▸ Supplied information:
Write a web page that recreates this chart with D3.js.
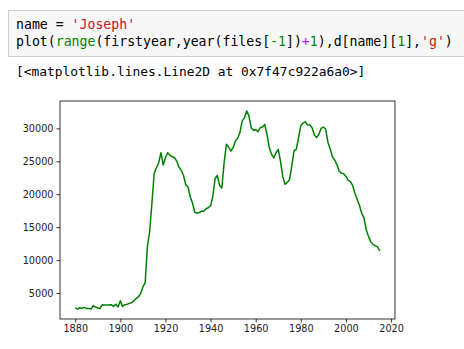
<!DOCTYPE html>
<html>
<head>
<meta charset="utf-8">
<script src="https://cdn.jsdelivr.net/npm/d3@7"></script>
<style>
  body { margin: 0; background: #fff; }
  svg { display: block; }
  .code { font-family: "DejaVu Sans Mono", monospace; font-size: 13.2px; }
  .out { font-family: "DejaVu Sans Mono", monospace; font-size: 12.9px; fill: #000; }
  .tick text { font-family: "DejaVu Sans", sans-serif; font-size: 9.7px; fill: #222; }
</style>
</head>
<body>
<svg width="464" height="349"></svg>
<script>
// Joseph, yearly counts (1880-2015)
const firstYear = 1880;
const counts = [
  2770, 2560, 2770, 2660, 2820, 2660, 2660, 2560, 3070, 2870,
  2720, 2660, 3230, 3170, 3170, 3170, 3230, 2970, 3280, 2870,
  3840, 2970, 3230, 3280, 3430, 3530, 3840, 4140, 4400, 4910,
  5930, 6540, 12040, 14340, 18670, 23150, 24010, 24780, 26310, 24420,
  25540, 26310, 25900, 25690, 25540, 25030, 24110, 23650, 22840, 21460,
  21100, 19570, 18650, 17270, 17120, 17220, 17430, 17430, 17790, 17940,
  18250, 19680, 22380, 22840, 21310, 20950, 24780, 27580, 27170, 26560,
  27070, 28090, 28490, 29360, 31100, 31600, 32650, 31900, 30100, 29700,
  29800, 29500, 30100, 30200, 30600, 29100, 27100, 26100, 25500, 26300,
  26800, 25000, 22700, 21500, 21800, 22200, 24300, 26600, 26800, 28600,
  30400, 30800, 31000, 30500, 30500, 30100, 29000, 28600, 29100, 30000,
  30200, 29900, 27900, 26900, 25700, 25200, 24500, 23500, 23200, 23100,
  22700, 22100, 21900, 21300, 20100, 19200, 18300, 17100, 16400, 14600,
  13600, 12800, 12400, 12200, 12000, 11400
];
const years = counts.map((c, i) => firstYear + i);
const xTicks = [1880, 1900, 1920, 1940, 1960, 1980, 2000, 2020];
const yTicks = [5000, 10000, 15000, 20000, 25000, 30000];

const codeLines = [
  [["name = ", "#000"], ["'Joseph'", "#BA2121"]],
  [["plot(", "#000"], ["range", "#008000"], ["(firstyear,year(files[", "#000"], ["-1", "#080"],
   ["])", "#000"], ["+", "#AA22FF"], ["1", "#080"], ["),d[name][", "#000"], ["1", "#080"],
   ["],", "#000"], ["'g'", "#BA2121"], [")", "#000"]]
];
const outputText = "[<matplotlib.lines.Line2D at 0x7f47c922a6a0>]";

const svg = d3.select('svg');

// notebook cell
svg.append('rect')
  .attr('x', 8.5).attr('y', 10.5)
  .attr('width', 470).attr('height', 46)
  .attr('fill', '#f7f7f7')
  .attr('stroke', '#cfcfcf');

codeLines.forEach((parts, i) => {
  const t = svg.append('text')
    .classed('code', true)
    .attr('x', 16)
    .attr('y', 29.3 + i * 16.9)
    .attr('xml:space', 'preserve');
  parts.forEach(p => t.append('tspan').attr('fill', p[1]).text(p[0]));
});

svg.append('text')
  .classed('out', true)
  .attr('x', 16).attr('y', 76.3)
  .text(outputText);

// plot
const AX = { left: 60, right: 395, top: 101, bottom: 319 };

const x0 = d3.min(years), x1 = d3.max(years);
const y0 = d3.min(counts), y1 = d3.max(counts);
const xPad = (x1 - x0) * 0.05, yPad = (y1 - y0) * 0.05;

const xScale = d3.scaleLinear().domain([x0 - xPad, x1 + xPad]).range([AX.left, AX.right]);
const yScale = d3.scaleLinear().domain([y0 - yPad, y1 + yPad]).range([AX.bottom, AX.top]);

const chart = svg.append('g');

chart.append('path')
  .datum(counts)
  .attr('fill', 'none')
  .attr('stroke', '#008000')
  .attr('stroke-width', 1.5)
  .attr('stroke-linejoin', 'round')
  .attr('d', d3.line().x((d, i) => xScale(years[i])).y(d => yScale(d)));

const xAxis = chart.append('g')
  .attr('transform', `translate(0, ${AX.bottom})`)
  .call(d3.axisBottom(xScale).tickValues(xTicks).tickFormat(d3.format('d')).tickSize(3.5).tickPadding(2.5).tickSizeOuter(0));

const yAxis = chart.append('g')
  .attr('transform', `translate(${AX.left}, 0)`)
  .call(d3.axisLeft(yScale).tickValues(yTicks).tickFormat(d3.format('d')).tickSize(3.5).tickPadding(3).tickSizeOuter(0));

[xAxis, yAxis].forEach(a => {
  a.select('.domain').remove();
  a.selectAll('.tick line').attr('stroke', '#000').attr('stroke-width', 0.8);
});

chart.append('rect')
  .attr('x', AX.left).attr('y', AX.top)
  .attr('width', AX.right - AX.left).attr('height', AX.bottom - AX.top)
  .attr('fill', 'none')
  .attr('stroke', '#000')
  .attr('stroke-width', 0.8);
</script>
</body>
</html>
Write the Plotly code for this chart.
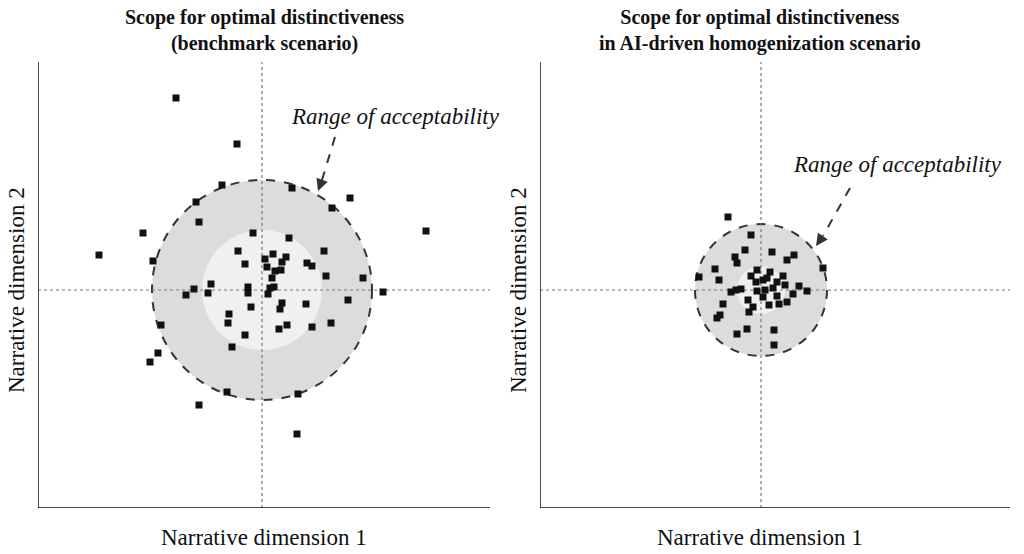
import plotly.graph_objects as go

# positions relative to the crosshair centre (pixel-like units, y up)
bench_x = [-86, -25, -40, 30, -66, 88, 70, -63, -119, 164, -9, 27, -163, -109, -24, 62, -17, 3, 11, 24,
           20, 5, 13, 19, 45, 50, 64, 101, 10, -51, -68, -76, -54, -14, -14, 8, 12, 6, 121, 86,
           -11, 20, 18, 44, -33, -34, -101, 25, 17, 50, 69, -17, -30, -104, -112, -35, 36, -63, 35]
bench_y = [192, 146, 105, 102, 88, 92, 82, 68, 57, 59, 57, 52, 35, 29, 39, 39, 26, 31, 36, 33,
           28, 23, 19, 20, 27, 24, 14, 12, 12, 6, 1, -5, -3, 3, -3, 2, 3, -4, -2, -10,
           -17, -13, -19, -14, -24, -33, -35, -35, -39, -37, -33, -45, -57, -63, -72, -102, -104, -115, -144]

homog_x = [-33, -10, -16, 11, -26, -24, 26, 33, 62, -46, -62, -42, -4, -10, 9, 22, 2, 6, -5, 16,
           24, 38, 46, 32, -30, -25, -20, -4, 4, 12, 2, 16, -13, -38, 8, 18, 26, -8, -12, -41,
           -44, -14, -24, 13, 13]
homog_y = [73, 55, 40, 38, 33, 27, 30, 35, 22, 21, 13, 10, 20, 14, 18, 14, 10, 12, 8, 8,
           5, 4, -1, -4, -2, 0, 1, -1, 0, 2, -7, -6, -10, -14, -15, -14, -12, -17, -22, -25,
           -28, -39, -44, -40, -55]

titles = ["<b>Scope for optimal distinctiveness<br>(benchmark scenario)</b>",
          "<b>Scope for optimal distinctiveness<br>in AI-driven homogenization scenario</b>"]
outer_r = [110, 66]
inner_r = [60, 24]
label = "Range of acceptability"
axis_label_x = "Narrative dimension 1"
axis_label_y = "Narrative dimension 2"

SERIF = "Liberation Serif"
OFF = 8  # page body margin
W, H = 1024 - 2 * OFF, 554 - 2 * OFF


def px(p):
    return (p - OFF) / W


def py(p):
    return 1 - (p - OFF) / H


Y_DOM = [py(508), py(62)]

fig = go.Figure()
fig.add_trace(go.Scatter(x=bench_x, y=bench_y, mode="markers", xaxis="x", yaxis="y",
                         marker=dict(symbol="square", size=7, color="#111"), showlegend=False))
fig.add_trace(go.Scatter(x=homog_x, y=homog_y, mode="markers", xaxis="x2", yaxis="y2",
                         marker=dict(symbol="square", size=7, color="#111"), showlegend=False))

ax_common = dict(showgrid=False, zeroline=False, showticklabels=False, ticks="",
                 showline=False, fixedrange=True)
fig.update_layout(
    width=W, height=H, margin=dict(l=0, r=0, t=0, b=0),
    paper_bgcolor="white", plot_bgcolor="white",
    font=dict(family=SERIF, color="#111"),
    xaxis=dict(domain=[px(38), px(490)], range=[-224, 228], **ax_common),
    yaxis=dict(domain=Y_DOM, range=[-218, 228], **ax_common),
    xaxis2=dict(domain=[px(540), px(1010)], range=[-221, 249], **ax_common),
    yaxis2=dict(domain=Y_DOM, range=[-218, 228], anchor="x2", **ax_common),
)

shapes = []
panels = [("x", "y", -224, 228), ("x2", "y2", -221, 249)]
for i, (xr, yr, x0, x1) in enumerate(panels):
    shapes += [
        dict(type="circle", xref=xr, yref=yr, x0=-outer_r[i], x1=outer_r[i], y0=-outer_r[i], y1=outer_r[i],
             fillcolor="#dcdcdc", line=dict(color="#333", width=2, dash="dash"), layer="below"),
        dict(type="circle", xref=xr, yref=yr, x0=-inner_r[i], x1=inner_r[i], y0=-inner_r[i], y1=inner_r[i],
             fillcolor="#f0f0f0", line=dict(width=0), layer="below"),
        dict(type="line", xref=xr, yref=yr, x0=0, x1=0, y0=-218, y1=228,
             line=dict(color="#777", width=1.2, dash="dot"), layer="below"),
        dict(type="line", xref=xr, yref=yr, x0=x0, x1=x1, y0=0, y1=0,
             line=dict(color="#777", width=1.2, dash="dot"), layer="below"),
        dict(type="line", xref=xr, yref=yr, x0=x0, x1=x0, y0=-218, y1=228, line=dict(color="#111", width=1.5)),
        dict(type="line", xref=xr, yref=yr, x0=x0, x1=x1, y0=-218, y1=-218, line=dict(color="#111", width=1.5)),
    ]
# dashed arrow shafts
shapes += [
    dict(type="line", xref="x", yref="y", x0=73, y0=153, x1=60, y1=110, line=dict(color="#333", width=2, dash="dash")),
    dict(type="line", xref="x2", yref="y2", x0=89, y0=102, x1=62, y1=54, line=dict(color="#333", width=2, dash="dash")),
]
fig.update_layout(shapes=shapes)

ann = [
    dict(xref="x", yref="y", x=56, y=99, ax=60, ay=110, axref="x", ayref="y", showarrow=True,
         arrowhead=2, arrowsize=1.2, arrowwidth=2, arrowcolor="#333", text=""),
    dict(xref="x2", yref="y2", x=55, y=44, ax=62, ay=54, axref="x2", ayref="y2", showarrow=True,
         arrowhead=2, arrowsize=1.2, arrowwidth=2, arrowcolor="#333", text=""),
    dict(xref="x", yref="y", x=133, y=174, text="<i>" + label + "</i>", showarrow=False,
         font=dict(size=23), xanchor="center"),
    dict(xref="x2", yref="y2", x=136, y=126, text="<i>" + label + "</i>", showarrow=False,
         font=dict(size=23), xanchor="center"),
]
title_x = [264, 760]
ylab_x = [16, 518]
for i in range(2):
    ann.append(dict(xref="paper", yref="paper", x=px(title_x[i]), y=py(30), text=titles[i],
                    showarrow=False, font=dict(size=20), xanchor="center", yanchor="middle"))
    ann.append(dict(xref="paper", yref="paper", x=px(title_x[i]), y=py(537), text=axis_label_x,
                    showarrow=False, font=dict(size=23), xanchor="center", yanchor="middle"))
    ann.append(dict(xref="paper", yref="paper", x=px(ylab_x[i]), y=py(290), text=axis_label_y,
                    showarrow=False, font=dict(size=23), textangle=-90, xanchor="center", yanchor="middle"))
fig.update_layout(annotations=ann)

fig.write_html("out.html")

▸ Request: Repeat exactly the lines from the start of the entries down to the line with "const svg = d3.select('svg');", keeping both ends but none of the pictures.

▸ Written solution:
Write a web page that recreates this chart with D3.js.
<!DOCTYPE html>
<html>
<head>
<meta charset="utf-8">
<script src="https://cdn.jsdelivr.net/npm/d3@7"></script>
<style>
  body { margin: 0; background: #fff; }
  svg { display: block; }
  .code { font-family: "DejaVu Sans Mono", monospace; font-size: 13.2px; }
  .out { font-family: "DejaVu Sans Mono", monospace; font-size: 12.9px; fill: #000; }
  .tick text { font-family: "DejaVu Sans", sans-serif; font-size: 9.7px; fill: #222; }
</style>
</head>
<body>
<svg width="464" height="349"></svg>
<script>
// Joseph, yearly counts (1880-2015)
const firstYear = 1880;
const counts = [
  2770, 2560, 2770, 2660, 2820, 2660, 2660, 2560, 3070, 2870,
  2720, 2660, 3230, 3170, 3170, 3170, 3230, 2970, 3280, 2870,
  3840, 2970, 3230, 3280, 3430, 3530, 3840, 4140, 4400, 4910,
  5930, 6540, 12040, 14340, 18670, 23150, 24010, 24780, 26310, 24420,
  25540, 26310, 25900, 25690, 25540, 25030, 24110, 23650, 22840, 21460,
  21100, 19570, 18650, 17270, 17120, 17220, 17430, 17430, 17790, 17940,
  18250, 19680, 22380, 22840, 21310, 20950, 24780, 27580, 27170, 26560,
  27070, 28090, 28490, 29360, 31100, 31600, 32650, 31900, 30100, 29700,
  29800, 29500, 30100, 30200, 30600, 29100, 27100, 26100, 25500, 26300,
  26800, 25000, 22700, 21500, 21800, 22200, 24300, 26600, 26800, 28600,
  30400, 30800, 31000, 30500, 30500, 30100, 29000, 28600, 29100, 30000,
  30200, 29900, 27900, 26900, 25700, 25200, 24500, 23500, 23200, 23100,
  22700, 22100, 21900, 21300, 20100, 19200, 18300, 17100, 16400, 14600,
  13600, 12800, 12400, 12200, 12000, 11400
];
const years = counts.map((c, i) => firstYear + i);
const xTicks = [1880, 1900, 1920, 1940, 1960, 1980, 2000, 2020];
const yTicks = [5000, 10000, 15000, 20000, 25000, 30000];

const codeLines = [
  [["name = ", "#000"], ["'Joseph'", "#BA2121"]],
  [["plot(", "#000"], ["range", "#008000"], ["(firstyear,year(files[", "#000"], ["-1", "#080"],
   ["])", "#000"], ["+", "#AA22FF"], ["1", "#080"], ["),d[name][", "#000"], ["1", "#080"],
   ["],", "#000"], ["'g'", "#BA2121"], [")", "#000"]]
];
const outputText = "[<matplotlib.lines.Line2D at 0x7f47c922a6a0>]";

const svg = d3.select('svg');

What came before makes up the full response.